Low-income taxpayers who don't have bank accounts will be able to get their tax refunds on prepaid debit cards supplied by the government, the Treasury Department announced Thursday.

The department plans to send letters to 600,000 households next week, offering to put their tax refunds on the debit cards, which can be used to get money from ATM machines or to buy goods and services from retailers.

The Internal Revenue Service encourages taxpayers to have their tax refunds deposited directly into bank accounts. For those without bank accounts, the debit cards will allow them to avoid check-cashing fees.

Taxpayers can get refunds faster with the debit cards than with checks, said Deputy Treasury Secretary Neal Wolin.

"This innovative card can be used for everyday financial transactions, such as receiving wages by direct deposit, withdrawing cash, making purchases, paying bills and building savings safely and conveniently, giving users more control over their financial futures," Wolin said.
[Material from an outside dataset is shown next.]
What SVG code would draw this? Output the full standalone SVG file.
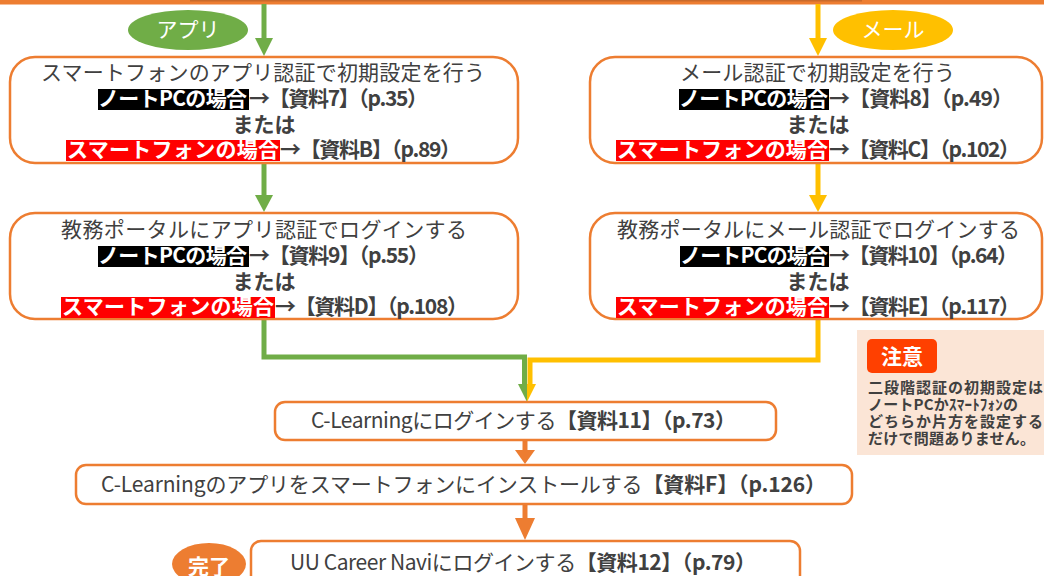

Cardholders won't have to pay service fees if they use the cards to withdraw money from ATMs in the MoneyPass network. They will have to pay regular service fees if they use ATMs outside the network.

The program will also be open to workers who get paid by their employers using payroll cards, which are similar to prepaid debit cards. The Treasury Department said more than 1.7 million U.S. workers receive their wages on payroll cards.